• **The request**
Output every line exactly as written. Leave out pictures.

• **Dataset content**
<<<<
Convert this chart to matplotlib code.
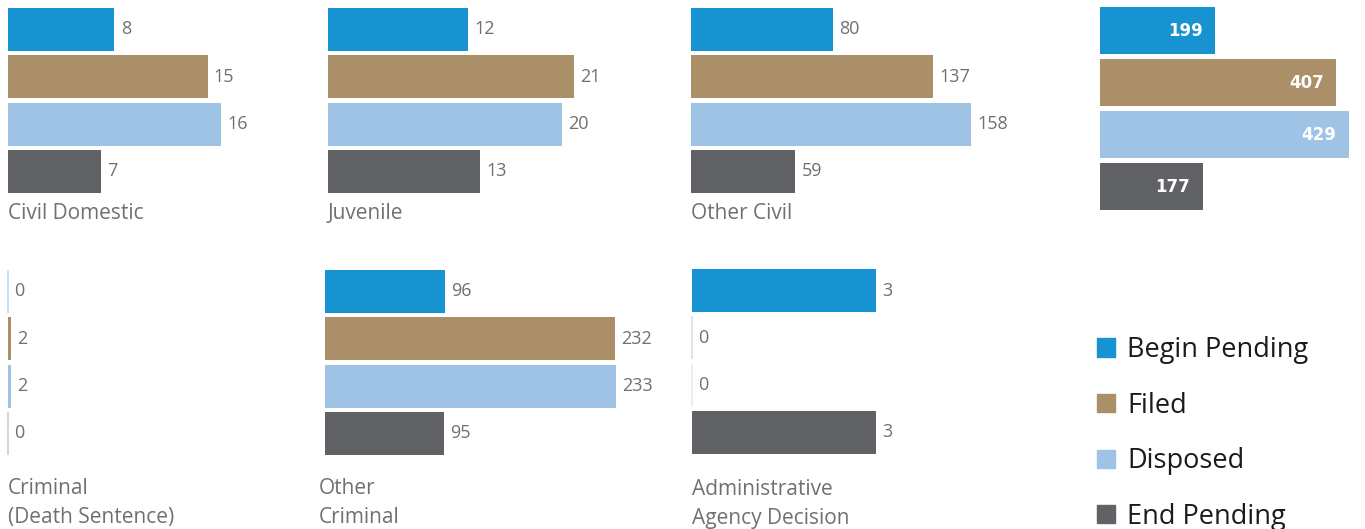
import matplotlib
matplotlib.use("Agg")
import matplotlib.pyplot as plt
from matplotlib.patches import Patch

plt.rcParams['font.family'] = ['Open Sans', 'DejaVu Sans']

# case types and counts per series
case_types = ["Civil Domestic", "Juvenile", "Other Civil",
              "Criminal\n(Death Sentence)", "Other\nCriminal",
              "Administrative\nAgency Decision"]
begin_pending = [8, 12, 80, 0, 96, 3]
filed = [15, 21, 137, 2, 232, 0]
disposed = [16, 20, 158, 2, 233, 0]
end_pending = [7, 13, 59, 0, 95, 3]
series_names = ["Begin Pending", "Filed", "Disposed", "End Pending"]

colors = ["#1793d1", "#ab8f69", "#9ec3e4", "#616265"]
label_gray = "#707070"

W, H = 1365, 529
fig = plt.figure(figsize=(W / 100, H / 100), dpi=100)


def px_axes(x, y, w, h):  # axes placed in pixel coords, y from the top
    return fig.add_axes([x / W, 1 - (y + h) / H, w / W, h / H])


# layout of the small panels (pixels)
panel_x = [8, 328, 691, 8, 325, 692]
panel_top = [8, 8, 8, 270, 270, 269]
px_per_unit = [13.3, 11.7, 1.77, 1.6, 1.25, 61.3]
title_x = [8, 328, 691, 8, 319, 692]
title_y = [203, 203, 203, 478, 478, 479]
pitch = 47.3

for i, name in enumerate(case_types):
    vals = [begin_pending[i], filed[i], disposed[i], end_pending[i]]
    ax = px_axes(panel_x[i], panel_top[i] - 2.15, 300, 4 * pitch)
    ax.set_xlim(0, 300 / px_per_unit[i])
    ax.set_ylim(3.5, -0.5)
    ax.axis('off')
    bars = ax.barh(range(4), vals, height=0.91, color=colors, linewidth=0)
    ax.bar_label(bars, padding=4.5, color=label_gray, fontsize=13)
    for j, v in enumerate(vals):
        if v == 0:  # empty bars show as a faint line
            ax.vlines(0, j - 0.455, j + 0.455, color=colors[j], alpha=0.3,
                      lw=1.2, clip_on=False)
    fig.text(title_x[i] / W, 1 - title_y[i] / H, name, ha='left', va='top',
             color=label_gray, fontsize=15, linespacing=1.5)

# totals panel
totals = [sum(begin_pending), sum(filed), sum(disposed), sum(end_pending)]
ax = px_axes(1100, 4.5, 265, 208)
ax.set_xlim(0, 265 / 0.58)
ax.set_ylim(3.5, -0.5)
ax.axis('off')
ax.barh(range(4), totals, height=0.904, color=colors, linewidth=0)
for j, v in enumerate(totals):
    ax.annotate(str(v), (v, j), xytext=(-9, 0), textcoords='offset points',
                ha='right', va='center', color='white', fontsize=12,
                fontweight='bold', family='DejaVu Sans')

handles = [Patch(color=c) for c in colors]
fig.legend(handles, series_names, loc='upper left',
           bbox_to_anchor=(1097 / W, 1 - 336 / H), frameon=False,
           fontsize=19.5, handlelength=0.66, handleheight=0.66,
           handletextpad=0.45, labelspacing=1.02, borderpad=0,
           borderaxespad=0, labelcolor='#1a1a1a')

fig.savefig("out.png", dpi=100)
>>>>
• **Completed task**
Convert this chart to matplotlib code.
import matplotlib
matplotlib.use("Agg")
import matplotlib.pyplot as plt
from matplotlib.patches import Patch

plt.rcParams['font.family'] = ['Open Sans', 'DejaVu Sans']

# case types and counts per series
case_types = ["Civil Domestic", "Juvenile", "Other Civil",
              "Criminal\n(Death Sentence)", "Other\nCriminal",
              "Administrative\nAgency Decision"]
begin_pending = [8, 12, 80, 0, 96, 3]
filed = [15, 21, 137, 2, 232, 0]
disposed = [16, 20, 158, 2, 233, 0]
end_pending = [7, 13, 59, 0, 95, 3]
series_names = ["Begin Pending", "Filed", "Disposed", "End Pending"]

colors = ["#1793d1", "#ab8f69", "#9ec3e4", "#616265"]
label_gray = "#707070"

W, H = 1365, 529
fig = plt.figure(figsize=(W / 100, H / 100), dpi=100)


def px_axes(x, y, w, h):  # axes placed in pixel coords, y from the top
    return fig.add_axes([x / W, 1 - (y + h) / H, w / W, h / H])


# layout of the small panels (pixels)
panel_x = [8, 328, 691, 8, 325, 692]
panel_top = [8, 8, 8, 270, 270, 269]
px_per_unit = [13.3, 11.7, 1.77, 1.6, 1.25, 61.3]
title_x = [8, 328, 691, 8, 319, 692]
title_y = [203, 203, 203, 478, 478, 479]
pitch = 47.3

for i, name in enumerate(case_types):
    vals = [begin_pending[i], filed[i], disposed[i], end_pending[i]]
    ax = px_axes(panel_x[i], panel_top[i] - 2.15, 300, 4 * pitch)
    ax.set_xlim(0, 300 / px_per_unit[i])
    ax.set_ylim(3.5, -0.5)
    ax.axis('off')
    bars = ax.barh(range(4), vals, height=0.91, color=colors, linewidth=0)
    ax.bar_label(bars, padding=4.5, color=label_gray, fontsize=13)
    for j, v in enumerate(vals):
        if v == 0:  # empty bars show as a faint line
            ax.vlines(0, j - 0.455, j + 0.455, color=colors[j], alpha=0.3,
                      lw=1.2, clip_on=False)
    fig.text(title_x[i] / W, 1 - title_y[i] / H, name, ha='left', va='top',
             color=label_gray, fontsize=15, linespacing=1.5)

# totals panel
totals = [sum(begin_pending), sum(filed), sum(disposed), sum(end_pending)]
ax = px_axes(1100, 4.5, 265, 208)
ax.set_xlim(0, 265 / 0.58)
ax.set_ylim(3.5, -0.5)
ax.axis('off')
ax.barh(range(4), totals, height=0.904, color=colors, linewidth=0)
for j, v in enumerate(totals):
    ax.annotate(str(v), (v, j), xytext=(-9, 0), textcoords='offset points',
                ha='right', va='center', color='white', fontsize=12,
                fontweight='bold', family='DejaVu Sans')

handles = [Patch(color=c) for c in colors]
fig.legend(handles, series_names, loc='upper left',
           bbox_to_anchor=(1097 / W, 1 - 336 / H), frameon=False,
           fontsize=19.5, handlelength=0.66, handleheight=0.66,
           handletextpad=0.45, labelspacing=1.02, borderpad=0,
           borderaxespad=0, labelcolor='#1a1a1a')

fig.savefig("out.png", dpi=100)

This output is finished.